No lo consueles, déjalo tirado
sobre su lecho como un haz de yerba.”
Sabines reivindicaba el azar, la incertidumbre y la fatalidad:
“Yo no lo sé de cierto, pero supongo
que una mujer y un hombre
algún día se quieren,
se van quedando solos poco a poco,
algo en su corazón les dice que están solos…”

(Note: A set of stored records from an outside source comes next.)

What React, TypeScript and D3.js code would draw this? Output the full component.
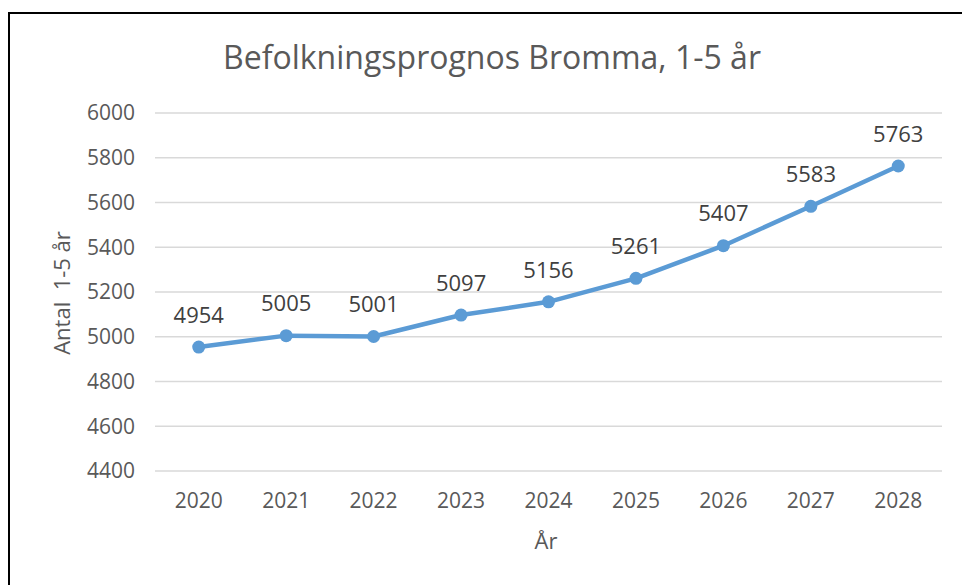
import * as d3 from 'd3';
import { useEffect, useRef } from 'react';

const years = ['2020', '2021', '2022', '2023', '2024', '2025', '2026', '2027', '2028'];
const population = [4954, 5005, 5001, 5097, 5156, 5261, 5407, 5583, 5763];
const yTicks = [4400, 4600, 4800, 5000, 5200, 5400, 5600, 5800, 6000];

const title = 'Befolkningsprognos Bromma, 1-5 år';
const xLabel = 'År';
const yLabel = 'Antal  1-5 år';

export default function App() {
  const svgRef = useRef<SVGSVGElement>(null);

  useEffect(() => {
    if (!svgRef.current) return;
    const svg = d3.select(svgRef.current);
    svg.selectAll('*').remove();

    const font = '"Open Sans", sans-serif';
    const textColor = '#595959';
    const lineColor = '#5B9BD5';

    const left = 155;
    const right = 942;
    const top = 113;
    const bottom = 471;

    // frame (only left and top edges are visible in the crop)
    svg.append('line').attr('x1', 9).attr('x2', 962).attr('y1', 13).attr('y2', 13)
      .attr('stroke', '#000').attr('stroke-width', 2);
    svg.append('line').attr('x1', 9).attr('x2', 9).attr('y1', 12).attr('y2', 585)
      .attr('stroke', '#000').attr('stroke-width', 2);

    const x = d3.scaleBand().domain(years).range([left, right]);
    const y = d3.scaleLinear().domain([4400, 6000]).range([bottom, top]);

    // gridlines
    svg.append('g')
      .selectAll('line')
      .data(yTicks)
      .enter()
      .append('line')
      .attr('x1', left)
      .attr('x2', right)
      .attr('y1', (d) => y(d))
      .attr('y2', (d) => y(d))
      .attr('stroke', '#d9d9d9')
      .attr('stroke-width', 1.5);

    // y tick labels
    svg.append('g')
      .selectAll('text')
      .data(yTicks)
      .enter()
      .append('text')
      .attr('x', 135)
      .attr('y', (d) => y(d))
      .attr('dy', '0.35em')
      .attr('text-anchor', 'end')
      .style('font-family', font)
      .style('font-size', '21px')
      .attr('fill', textColor)
      .text((d) => d);

    // x tick labels
    svg.append('g')
      .selectAll('text')
      .data(years)
      .enter()
      .append('text')
      .attr('x', (d) => (x(d) as number) + x.bandwidth() / 2)
      .attr('y', 501)
      .attr('dy', '0.35em')
      .attr('text-anchor', 'middle')
      .style('font-family', font)
      .style('font-size', '21px')
      .attr('fill', textColor)
      .text((d) => d);

    const pts = years.map((yr, i) => ({ yr, v: population[i] }));
    const cx = (d: { yr: string }) => (x(d.yr) as number) + x.bandwidth() / 2;

    const line = d3.line<{ yr: string; v: number }>()
      .x((d) => cx(d))
      .y((d) => y(d.v));

    svg.append('path')
      .datum(pts)
      .attr('fill', 'none')
      .attr('stroke', lineColor)
      .attr('stroke-width', 4.5)
      .attr('stroke-linejoin', 'round')
      .attr('d', line);

    svg.append('g')
      .selectAll('circle')
      .data(pts)
      .enter()
      .append('circle')
      .attr('cx', cx)
      .attr('cy', (d) => y(d.v))
      .attr('r', 6.5)
      .attr('fill', lineColor);

    // data labels
    svg.append('g')
      .selectAll('text')
      .data(pts)
      .enter()
      .append('text')
      .attr('x', cx)
      .attr('y', (d) => y(d.v) - 32)
      .attr('dy', '0.35em')
      .attr('text-anchor', 'middle')
      .style('font-family', font)
      .style('font-size', '22px')
      .attr('fill', '#404040')
      .text((d) => d.v);

    // title
    svg.append('text')
      .attr('x', 492)
      .attr('y', 58)
      .attr('dy', '0.35em')
      .attr('text-anchor', 'middle')
      .style('font-family', font)
      .style('font-size', '32px')
      .attr('fill', textColor)
      .text(title);

    // axis titles
    svg.append('text')
      .attr('x', 546)
      .attr('y', 541)
      .attr('dy', '0.35em')
      .attr('text-anchor', 'middle')
      .style('font-family', font)
      .style('font-size', '22px')
      .attr('fill', textColor)
      .text(xLabel);

    svg.append('text')
      .attr('transform', 'translate(62,293) rotate(-90)')
      .attr('dy', '0.35em')
      .attr('text-anchor', 'middle')
      .style('font-family', font)
      .style('font-size', '22px')
      .attr('fill', textColor)
      .style('white-space', 'pre')
      .text(yLabel);
  }, []);

  return (
    <svg
      ref={svgRef}
      width={962}
      height={585}
      style={{ position: 'absolute', left: 0, top: 0, background: '#fff', display: 'block' }}
    />
  );
}
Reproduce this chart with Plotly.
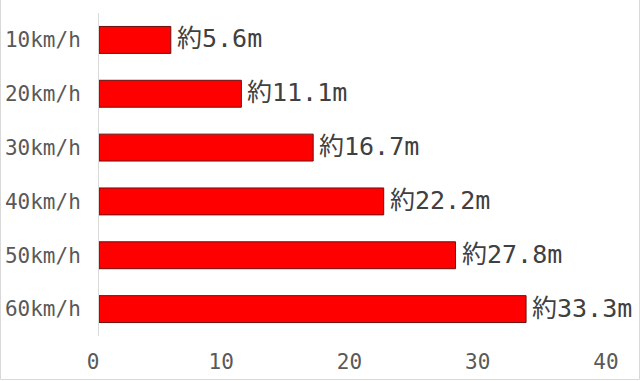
import plotly.graph_objects as go

categories = ["10km/h", "20km/h", "30km/h", "40km/h", "50km/h", "60km/h"]
distances = [5.6, 11.1, 16.7, 22.2, 27.8, 33.3]
labels = ["約5.6m", "約11.1m", "約16.7m", "約22.2m", "約27.8m", "約33.3m"]
x_ticks = [0, 10, 20, 30, 40]

W, H = 640, 381
L, R, T, B = 99, 612, 13, 336

fig = go.Figure(go.Bar(
    x=distances, y=categories, orientation="h",
    marker=dict(color="#ff0000", line=dict(color="#6b1010", width=1)),
    cliponaxis=False, hoverinfo="skip",
))

for cat, val, lab in zip(categories, distances, labels):
    fig.add_annotation(
        x=val, y=cat, text=lab, showarrow=False, xanchor="left", yanchor="middle",
        xshift=4, yshift=1,
        font=dict(family="DejaVu Sans Mono, Noto Sans CJK JP", size=25, color="#404040"),
    )

fig.update_layout(
    width=W, height=H,
    margin=dict(l=L, r=W - R, t=T, b=H - B, pad=0, autoexpand=False),
    paper_bgcolor="white", plot_bgcolor="white",
    bargap=0.5, showlegend=False,
)
fig.update_xaxes(
    range=[0, 40], tickvals=x_ticks, showgrid=False, zeroline=False,
    showline=False, ticks="", ticklabelshift=-6, ticklabelstandoff=11,
    automargin=False,
    tickfont=dict(family="DejaVu Sans Mono", size=21, color="#595959"),
)
fig.update_yaxes(
    autorange="reversed", showgrid=False, zeroline=False,
    showline=True, linecolor="#d9d9d9", linewidth=1, ticks="",
    ticklabelstandoff=13, automargin=False,
    tickfont=dict(family="DejaVu Sans Mono", size=21, color="#595959"),
)

# light gray frame around the picture
fig.add_shape(type="rect", xref="paper", yref="paper",
              x0=(0.5 - L) / (R - L), x1=(639.5 - L) / (R - L),
              y0=(B - 379.5) / (B - T), y1=(B + 5) / (B - T),
              line=dict(color="#d9d9d9", width=1), fillcolor="rgba(0,0,0,0)", layer="below")

fig.write_html("out.html", config={"displayModeBar": False},
               post_script="document.body.style.margin='0';document.body.style.overflow='hidden';")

En la antología Poesía en Movimiento (1966), coordinada por Octavio Paz con la colaboración de Alí Chumacero, José Emilio Pacheco y Homero Aridjis, se afirma:
“La poesía coloquial, vertida en lenguaje de todos los días, suspendida por una emoción amparada en el terror, encuentra en Sabines un convencido partidario. Al escepticismo descarnado aúna el horror de la muerte; al disfrute de ciertos momentos opone la conciencia de la destrucción, y sosiega el brote de la esperanza con la imagen de la corrupción de la carne. Con tales elementos, ahogados en una angustia que de pronto puede resolverse en frases imprevistas, ha escrito páginas que sobresalen por la peculiar emoción con que han sido concebidas. De su palabra surge un mundo en descomposición hacia el cual tiende la mano para comprobar cómo el hombre desde que nace es un símbolo de lo que pronto acaba”.

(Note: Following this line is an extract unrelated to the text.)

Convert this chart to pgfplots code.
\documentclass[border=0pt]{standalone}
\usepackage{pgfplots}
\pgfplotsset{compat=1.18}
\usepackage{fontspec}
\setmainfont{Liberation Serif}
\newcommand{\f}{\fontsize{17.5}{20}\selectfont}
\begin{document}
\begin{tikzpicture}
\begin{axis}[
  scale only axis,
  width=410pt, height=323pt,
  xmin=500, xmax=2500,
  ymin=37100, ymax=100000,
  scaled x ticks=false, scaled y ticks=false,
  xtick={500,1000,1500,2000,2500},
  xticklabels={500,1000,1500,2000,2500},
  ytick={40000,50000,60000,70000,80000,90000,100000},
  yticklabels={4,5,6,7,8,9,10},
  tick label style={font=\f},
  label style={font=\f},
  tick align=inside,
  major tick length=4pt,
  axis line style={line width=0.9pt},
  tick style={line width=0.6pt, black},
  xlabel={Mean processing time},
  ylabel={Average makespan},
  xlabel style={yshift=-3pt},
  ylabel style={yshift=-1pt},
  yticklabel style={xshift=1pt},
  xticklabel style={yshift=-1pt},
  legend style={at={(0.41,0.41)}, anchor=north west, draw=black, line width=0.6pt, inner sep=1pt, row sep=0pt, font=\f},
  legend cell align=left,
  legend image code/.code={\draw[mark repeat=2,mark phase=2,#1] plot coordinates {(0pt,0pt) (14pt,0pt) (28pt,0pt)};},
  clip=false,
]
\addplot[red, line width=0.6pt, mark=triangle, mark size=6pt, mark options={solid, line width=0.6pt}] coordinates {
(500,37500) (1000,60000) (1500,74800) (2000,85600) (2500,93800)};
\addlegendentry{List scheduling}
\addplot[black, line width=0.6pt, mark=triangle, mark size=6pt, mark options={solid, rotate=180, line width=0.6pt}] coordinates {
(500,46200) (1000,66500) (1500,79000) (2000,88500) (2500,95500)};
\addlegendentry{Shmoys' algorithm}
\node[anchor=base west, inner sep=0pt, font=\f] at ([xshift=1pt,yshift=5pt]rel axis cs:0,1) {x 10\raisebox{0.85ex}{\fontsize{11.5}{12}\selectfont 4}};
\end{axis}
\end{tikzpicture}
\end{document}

Sabines también daba oportunidad al regocijo amoroso, con sinceridad y gracia:
“Te desnudas igual que si estuvieras sola
y de pronto descubres que estás conmigo.
¡Cómo te quiero entonces
entre las sábanas y el frío!
Te pones a flirtearme como a un desconocido
y yo te hago la corte ceremonioso y tibio.
Pienso que soy tu esposo
y que me engañas conmigo…”
Algunos poemas parecían escritos a corazón abierto:
“No es que muera de amor, muero de ti.
Muero de ti, amor, de mi amor de ti,
de urgencia mía de mi piel de ti,
de mi alma de ti y de mi boca
y del insoportable que yo soy sin ti.
Muero de ti y de mí, muero de ambos,
de nosotros, de ese,
desgarrado, partido,
me muero, te muero, lo morimos (…)
Nos morimos, amor, muero en tu vientre
que no muerdo ni beso,
en tus muslos dulcísimos y vivos,
en tu carne sin fin, muero de máscaras,
de triángulos obscuros e incesantes.
Me muero de mi cuerpo y de tu cuerpo,
de nuestra muerte, amor, muero, morimos.
En el pozo de amor a todas horas,
inconsolable, a gritos,
dentro de mí, quiero decir, te llamo,
te llaman los que nacen, los que vienen
de atrás, de ti, los que a ti llegan.
Nos morimos, amor, y nada hacemos
sino morirnos más, hora tras hora,
y escribirnos y hablarnos y morirnos.”
Y Sabines también escribía con una dulzura de altos vuelos:
“-Mira la luna. La luna es tuya, nadie te la puede quitar. La has atado con los besos de tu mano y con la alegre mirada de tu corazón. Sólo es una gota de luz, una palabra hermosa. Luna es la distante, la soñada, tan irreal como el cielo y como los puntos de las estrellas. La tienes en las manos, hijo, y en tu sonrisa se extiende su luz como una mancha de oro, como un beso derramado. Aceite de los ojos, su claridad se posa como un ave. Descansa en las hojas, en el suelo, en tu mejilla, en las paredes blancas, y se acurruca al pie de los árboles como un fantasma fatigado. Leche de luna, ungüento de luna tienen las cosas, y su rostro velado sonríe.
Te la regalo, como te regalo mi corazón y mis días. Te la regalo para que la tires.”
Con serenidad reconocía que todo es transitorio, pequeño:
“Estamos haciendo un libro
testimonio de lo que no decimos.
Reunimos nuestro tiempo, nuestros dolores,
nuestros ojos, las manos que tuvimos, los corazones que ensayamos (…)
El libro es sólo el tiempo,
un tiempo mío entre todos mis tiempos,
un grano en la mazorca,
un pedazo de hidra.”
Carlos Monsiváis escribió: “Con equilibrio insólito, Sabines junta la imprecación, la duda, la ternura, la blasfemia, la anarquía, la celebración de la soledad. Insiste en la desesperanza, se emborracha para llorar, se rebela torpe y lúcidamente ante la muerte de los seres queridos. El riesgo de Sabines ha sido su inmenso logro: el tono autobiográfico, la capacidad de construir un personaje a base de reacciones, andanadas románticas, transfiguraciones de la impotencia, recuerdo de tardes inertes y noches de oprobio y de tedio”.
Y pese a todo, a pesar del dolor, la amargura, la fatalidad, dejaba espacio para el aliento, para una disposición vitalista:
“Entreteneos aquí con la esperanza.
El júbilo del día que vendrá
os germina en los ojos como una luz reciente.
Pero ese día que vendrá no ha de venir: es éste.”